Leave out all pictures and give back precisely the lines from the line with "Write the Bokeh code for this chart." to the line with "donut(888, 369, eth_counts, eth_colors)", including those two lines.

▶ [Entries taken from a collection]
┄┄┄┄┄┄┄┄┄┄

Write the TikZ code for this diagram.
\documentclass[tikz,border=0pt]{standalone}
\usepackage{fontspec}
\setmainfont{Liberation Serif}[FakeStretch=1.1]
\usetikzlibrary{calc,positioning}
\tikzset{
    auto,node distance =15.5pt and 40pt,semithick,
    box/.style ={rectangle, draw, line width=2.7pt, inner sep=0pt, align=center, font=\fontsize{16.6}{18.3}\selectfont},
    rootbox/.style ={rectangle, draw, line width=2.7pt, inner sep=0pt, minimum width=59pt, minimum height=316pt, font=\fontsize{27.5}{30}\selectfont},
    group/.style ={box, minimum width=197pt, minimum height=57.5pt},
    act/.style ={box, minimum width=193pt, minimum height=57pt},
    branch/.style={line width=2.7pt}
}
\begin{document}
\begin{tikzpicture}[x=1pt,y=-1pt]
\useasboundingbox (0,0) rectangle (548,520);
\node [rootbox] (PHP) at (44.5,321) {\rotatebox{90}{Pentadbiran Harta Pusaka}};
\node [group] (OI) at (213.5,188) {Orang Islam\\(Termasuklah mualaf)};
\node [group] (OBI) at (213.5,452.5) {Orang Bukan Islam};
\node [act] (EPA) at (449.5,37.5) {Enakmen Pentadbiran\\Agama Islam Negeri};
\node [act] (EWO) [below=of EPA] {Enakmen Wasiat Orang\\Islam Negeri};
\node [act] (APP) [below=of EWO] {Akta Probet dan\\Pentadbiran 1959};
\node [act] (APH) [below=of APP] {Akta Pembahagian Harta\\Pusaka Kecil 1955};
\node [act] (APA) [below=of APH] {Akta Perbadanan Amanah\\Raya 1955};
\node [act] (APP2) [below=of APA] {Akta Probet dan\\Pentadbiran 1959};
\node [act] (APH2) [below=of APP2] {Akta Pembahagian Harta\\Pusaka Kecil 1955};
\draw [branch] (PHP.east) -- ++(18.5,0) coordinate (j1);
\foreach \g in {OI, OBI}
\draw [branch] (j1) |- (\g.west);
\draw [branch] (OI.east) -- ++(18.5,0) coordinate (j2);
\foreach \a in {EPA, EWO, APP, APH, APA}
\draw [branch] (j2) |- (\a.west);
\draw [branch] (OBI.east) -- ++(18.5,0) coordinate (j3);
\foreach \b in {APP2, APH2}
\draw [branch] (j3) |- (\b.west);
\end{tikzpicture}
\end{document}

┄┄┄┄┄┄┄┄┄┄

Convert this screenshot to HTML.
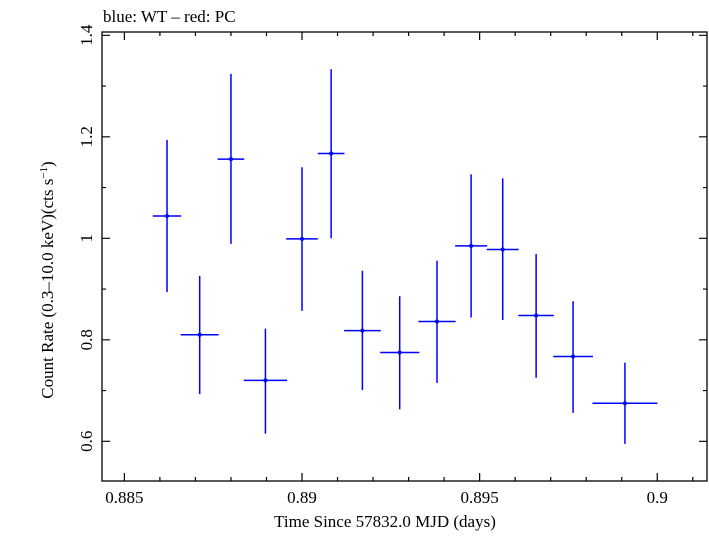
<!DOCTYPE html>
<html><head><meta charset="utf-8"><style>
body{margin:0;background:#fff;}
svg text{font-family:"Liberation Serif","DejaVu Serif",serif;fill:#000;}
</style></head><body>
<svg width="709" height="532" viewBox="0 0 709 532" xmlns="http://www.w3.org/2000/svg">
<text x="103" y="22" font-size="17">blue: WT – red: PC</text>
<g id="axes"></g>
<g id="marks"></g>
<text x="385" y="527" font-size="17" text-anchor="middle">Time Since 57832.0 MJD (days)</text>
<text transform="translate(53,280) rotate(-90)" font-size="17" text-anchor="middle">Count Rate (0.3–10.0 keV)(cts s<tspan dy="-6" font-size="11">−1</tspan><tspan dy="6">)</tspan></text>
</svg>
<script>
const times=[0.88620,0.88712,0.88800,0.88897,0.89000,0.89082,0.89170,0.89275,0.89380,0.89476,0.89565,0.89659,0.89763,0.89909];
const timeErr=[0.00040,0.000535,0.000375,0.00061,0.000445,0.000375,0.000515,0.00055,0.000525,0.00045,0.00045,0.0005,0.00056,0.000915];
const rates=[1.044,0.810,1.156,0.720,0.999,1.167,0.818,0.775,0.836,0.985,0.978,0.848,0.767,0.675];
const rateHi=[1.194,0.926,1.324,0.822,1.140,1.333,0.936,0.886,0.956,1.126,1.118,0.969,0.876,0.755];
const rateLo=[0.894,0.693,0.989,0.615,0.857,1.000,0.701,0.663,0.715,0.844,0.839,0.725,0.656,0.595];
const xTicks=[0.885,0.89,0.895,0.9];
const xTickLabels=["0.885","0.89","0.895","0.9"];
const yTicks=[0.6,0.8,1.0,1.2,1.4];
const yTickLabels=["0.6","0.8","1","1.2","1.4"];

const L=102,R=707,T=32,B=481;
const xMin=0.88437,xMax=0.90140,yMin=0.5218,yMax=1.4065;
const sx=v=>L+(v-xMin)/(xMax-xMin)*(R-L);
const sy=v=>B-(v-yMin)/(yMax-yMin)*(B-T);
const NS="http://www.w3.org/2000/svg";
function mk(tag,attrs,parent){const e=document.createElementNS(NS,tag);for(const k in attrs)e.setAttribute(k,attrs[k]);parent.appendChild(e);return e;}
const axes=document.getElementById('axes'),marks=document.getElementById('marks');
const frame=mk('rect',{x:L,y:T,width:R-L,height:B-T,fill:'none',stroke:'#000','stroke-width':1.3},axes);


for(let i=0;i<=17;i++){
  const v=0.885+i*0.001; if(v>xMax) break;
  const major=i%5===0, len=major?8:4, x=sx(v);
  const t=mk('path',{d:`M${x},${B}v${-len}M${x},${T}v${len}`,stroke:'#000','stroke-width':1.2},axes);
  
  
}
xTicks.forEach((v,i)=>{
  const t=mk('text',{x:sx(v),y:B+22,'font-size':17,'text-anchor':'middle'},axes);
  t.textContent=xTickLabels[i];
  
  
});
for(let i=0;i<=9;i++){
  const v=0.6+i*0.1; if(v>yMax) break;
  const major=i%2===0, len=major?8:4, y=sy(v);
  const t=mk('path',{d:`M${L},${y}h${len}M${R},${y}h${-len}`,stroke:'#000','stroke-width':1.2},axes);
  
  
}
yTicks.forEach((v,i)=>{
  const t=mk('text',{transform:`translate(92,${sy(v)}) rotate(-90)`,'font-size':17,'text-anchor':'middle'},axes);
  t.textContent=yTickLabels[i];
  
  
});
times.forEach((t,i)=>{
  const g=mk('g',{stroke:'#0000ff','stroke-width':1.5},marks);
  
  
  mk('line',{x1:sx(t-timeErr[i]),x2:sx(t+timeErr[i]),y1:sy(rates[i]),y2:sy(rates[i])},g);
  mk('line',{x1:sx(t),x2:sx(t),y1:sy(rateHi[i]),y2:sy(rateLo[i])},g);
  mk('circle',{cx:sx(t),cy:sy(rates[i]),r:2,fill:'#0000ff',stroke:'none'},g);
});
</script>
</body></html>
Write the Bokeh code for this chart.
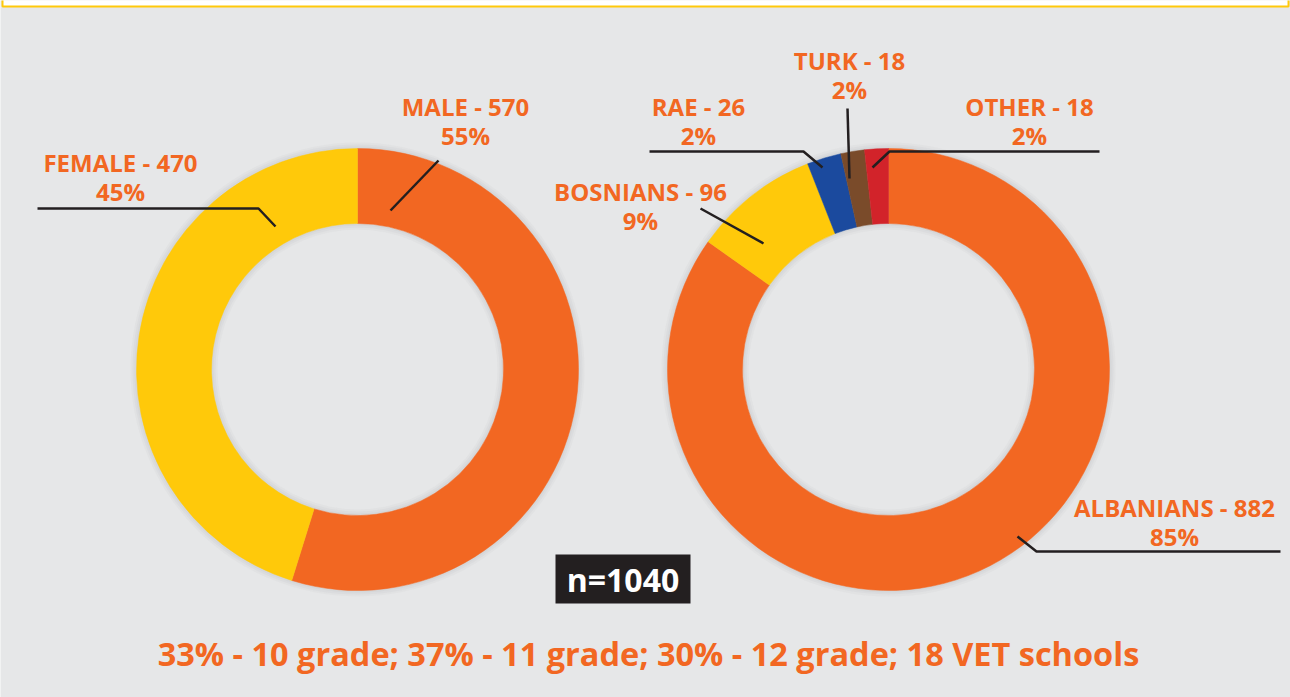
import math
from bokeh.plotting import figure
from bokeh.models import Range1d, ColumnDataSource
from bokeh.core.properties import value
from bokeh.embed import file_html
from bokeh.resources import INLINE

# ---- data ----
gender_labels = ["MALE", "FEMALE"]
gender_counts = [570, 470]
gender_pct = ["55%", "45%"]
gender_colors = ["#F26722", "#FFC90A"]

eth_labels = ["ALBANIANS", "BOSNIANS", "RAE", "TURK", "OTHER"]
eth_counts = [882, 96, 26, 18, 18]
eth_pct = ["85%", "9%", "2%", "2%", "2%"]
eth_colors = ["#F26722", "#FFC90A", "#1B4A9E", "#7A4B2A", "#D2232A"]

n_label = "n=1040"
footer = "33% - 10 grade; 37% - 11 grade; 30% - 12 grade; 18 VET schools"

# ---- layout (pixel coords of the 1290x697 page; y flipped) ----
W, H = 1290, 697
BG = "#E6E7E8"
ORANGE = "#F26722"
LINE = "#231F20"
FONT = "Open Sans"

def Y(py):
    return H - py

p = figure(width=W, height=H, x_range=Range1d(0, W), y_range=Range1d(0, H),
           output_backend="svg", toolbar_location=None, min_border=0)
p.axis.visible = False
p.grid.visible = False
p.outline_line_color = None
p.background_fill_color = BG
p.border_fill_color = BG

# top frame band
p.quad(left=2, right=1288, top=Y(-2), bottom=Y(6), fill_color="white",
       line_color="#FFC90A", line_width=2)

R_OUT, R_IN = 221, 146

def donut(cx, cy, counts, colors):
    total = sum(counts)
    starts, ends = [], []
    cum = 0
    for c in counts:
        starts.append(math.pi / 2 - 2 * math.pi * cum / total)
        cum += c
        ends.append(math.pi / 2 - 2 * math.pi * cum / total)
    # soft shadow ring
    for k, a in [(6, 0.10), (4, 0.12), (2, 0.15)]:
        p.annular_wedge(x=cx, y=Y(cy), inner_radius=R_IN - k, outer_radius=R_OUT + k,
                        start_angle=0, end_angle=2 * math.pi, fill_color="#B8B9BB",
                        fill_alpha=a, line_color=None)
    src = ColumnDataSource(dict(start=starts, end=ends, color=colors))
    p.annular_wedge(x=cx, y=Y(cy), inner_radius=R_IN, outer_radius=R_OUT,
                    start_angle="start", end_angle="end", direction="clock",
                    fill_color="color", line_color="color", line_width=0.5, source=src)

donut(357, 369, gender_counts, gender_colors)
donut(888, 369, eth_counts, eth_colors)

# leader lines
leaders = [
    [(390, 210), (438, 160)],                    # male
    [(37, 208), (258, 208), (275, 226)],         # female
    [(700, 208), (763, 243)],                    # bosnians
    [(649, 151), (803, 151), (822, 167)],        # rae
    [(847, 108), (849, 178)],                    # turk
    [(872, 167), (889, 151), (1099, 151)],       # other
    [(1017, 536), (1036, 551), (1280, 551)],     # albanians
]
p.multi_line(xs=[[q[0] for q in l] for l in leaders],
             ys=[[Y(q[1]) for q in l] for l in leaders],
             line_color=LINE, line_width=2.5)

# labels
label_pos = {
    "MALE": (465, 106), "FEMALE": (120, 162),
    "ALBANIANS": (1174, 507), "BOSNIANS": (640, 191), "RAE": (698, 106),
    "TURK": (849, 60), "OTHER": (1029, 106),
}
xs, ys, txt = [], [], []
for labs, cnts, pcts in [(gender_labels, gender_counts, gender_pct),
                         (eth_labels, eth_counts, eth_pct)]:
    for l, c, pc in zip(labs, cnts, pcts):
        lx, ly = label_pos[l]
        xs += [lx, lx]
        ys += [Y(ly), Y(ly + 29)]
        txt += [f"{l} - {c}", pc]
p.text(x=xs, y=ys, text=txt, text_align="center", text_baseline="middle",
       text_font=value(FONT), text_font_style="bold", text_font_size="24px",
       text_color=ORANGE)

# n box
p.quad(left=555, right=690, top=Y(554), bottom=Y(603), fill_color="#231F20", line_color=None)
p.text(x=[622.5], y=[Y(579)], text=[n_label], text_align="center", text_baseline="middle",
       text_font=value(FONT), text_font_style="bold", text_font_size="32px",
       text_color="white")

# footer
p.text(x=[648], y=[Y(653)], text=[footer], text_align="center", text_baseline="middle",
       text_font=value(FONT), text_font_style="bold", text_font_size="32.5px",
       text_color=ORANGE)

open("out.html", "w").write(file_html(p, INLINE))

┄┄┄┄┄┄┄┄┄┄

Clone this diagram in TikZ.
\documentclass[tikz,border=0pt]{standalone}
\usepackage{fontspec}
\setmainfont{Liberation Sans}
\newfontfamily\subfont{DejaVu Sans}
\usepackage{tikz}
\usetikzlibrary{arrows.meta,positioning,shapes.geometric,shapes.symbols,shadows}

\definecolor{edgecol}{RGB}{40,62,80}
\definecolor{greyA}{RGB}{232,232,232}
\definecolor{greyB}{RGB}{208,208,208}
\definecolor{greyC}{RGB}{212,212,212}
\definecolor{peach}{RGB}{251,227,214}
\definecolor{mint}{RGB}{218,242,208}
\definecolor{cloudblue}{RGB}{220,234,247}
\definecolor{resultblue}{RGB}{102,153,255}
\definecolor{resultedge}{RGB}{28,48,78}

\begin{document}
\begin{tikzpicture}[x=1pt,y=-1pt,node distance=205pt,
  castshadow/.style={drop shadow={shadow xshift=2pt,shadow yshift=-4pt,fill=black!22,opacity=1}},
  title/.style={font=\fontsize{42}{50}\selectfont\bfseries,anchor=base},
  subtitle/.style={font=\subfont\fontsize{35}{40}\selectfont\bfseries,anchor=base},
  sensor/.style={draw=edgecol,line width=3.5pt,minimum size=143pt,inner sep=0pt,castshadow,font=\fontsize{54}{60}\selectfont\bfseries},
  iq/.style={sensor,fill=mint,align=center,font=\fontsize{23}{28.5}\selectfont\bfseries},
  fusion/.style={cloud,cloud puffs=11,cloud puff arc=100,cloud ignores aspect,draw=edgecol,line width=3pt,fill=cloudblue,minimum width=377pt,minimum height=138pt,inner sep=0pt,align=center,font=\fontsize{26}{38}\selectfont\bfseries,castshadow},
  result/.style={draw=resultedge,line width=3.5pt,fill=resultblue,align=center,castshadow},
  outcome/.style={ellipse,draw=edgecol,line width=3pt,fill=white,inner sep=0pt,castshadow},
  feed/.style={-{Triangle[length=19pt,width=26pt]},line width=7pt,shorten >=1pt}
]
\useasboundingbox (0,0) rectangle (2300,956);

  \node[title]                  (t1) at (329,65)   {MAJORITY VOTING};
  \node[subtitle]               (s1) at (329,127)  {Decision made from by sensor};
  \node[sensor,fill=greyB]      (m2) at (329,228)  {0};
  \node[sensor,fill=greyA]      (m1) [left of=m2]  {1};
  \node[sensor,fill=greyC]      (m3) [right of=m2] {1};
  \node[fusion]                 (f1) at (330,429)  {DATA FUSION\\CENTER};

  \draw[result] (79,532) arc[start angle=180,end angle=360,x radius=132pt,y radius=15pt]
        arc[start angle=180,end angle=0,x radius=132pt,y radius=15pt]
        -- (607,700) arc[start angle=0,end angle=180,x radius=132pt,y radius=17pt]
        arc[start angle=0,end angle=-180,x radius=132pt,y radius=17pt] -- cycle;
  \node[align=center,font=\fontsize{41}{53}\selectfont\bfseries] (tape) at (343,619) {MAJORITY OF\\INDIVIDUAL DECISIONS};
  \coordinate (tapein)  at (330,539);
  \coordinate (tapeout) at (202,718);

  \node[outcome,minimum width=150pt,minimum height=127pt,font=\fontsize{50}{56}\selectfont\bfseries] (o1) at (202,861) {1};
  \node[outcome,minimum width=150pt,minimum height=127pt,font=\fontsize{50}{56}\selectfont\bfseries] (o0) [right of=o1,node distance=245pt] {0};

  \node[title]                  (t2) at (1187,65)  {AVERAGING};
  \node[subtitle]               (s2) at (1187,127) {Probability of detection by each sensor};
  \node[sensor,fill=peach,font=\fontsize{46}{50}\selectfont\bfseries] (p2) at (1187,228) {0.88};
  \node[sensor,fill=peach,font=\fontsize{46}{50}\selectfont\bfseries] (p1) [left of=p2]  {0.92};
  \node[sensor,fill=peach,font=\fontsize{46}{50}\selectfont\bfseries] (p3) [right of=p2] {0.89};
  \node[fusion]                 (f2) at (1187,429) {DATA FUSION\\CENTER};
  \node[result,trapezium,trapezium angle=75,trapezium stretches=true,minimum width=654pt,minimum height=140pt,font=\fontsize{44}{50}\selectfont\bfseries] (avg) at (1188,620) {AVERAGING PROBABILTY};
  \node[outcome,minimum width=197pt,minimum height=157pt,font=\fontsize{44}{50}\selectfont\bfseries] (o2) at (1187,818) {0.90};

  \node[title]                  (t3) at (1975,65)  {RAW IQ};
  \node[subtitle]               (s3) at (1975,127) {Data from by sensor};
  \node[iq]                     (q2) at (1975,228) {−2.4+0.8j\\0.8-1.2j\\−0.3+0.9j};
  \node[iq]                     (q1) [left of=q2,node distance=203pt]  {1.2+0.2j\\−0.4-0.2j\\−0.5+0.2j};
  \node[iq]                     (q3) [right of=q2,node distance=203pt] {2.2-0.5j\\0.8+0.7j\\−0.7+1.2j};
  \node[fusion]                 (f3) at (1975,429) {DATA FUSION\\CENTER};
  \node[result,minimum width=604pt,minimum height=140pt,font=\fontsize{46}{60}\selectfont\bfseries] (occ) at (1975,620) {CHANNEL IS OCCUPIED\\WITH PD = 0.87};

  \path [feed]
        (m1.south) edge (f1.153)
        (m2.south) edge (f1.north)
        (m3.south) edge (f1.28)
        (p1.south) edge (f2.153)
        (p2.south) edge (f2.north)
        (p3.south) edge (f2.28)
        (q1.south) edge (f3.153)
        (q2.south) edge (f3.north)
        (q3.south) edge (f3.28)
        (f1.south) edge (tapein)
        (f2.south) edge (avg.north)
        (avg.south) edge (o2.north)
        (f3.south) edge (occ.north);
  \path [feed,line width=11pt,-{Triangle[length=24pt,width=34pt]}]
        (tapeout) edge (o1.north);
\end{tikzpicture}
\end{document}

┄┄┄┄┄┄┄┄┄┄

▶ [Answer to the task]
Write the Bokeh code for this chart.
import math
from bokeh.plotting import figure
from bokeh.models import Range1d, ColumnDataSource
from bokeh.core.properties import value
from bokeh.embed import file_html
from bokeh.resources import INLINE

# ---- data ----
gender_labels = ["MALE", "FEMALE"]
gender_counts = [570, 470]
gender_pct = ["55%", "45%"]
gender_colors = ["#F26722", "#FFC90A"]

eth_labels = ["ALBANIANS", "BOSNIANS", "RAE", "TURK", "OTHER"]
eth_counts = [882, 96, 26, 18, 18]
eth_pct = ["85%", "9%", "2%", "2%", "2%"]
eth_colors = ["#F26722", "#FFC90A", "#1B4A9E", "#7A4B2A", "#D2232A"]

n_label = "n=1040"
footer = "33% - 10 grade; 37% - 11 grade; 30% - 12 grade; 18 VET schools"

# ---- layout (pixel coords of the 1290x697 page; y flipped) ----
W, H = 1290, 697
BG = "#E6E7E8"
ORANGE = "#F26722"
LINE = "#231F20"
FONT = "Open Sans"

def Y(py):
    return H - py

p = figure(width=W, height=H, x_range=Range1d(0, W), y_range=Range1d(0, H),
           output_backend="svg", toolbar_location=None, min_border=0)
p.axis.visible = False
p.grid.visible = False
p.outline_line_color = None
p.background_fill_color = BG
p.border_fill_color = BG

# top frame band
p.quad(left=2, right=1288, top=Y(-2), bottom=Y(6), fill_color="white",
       line_color="#FFC90A", line_width=2)

R_OUT, R_IN = 221, 146

def donut(cx, cy, counts, colors):
    total = sum(counts)
    starts, ends = [], []
    cum = 0
    for c in counts:
        starts.append(math.pi / 2 - 2 * math.pi * cum / total)
        cum += c
        ends.append(math.pi / 2 - 2 * math.pi * cum / total)
    # soft shadow ring
    for k, a in [(6, 0.10), (4, 0.12), (2, 0.15)]:
        p.annular_wedge(x=cx, y=Y(cy), inner_radius=R_IN - k, outer_radius=R_OUT + k,
                        start_angle=0, end_angle=2 * math.pi, fill_color="#B8B9BB",
                        fill_alpha=a, line_color=None)
    src = ColumnDataSource(dict(start=starts, end=ends, color=colors))
    p.annular_wedge(x=cx, y=Y(cy), inner_radius=R_IN, outer_radius=R_OUT,
                    start_angle="start", end_angle="end", direction="clock",
                    fill_color="color", line_color="color", line_width=0.5, source=src)

donut(357, 369, gender_counts, gender_colors)
donut(888, 369, eth_counts, eth_colors)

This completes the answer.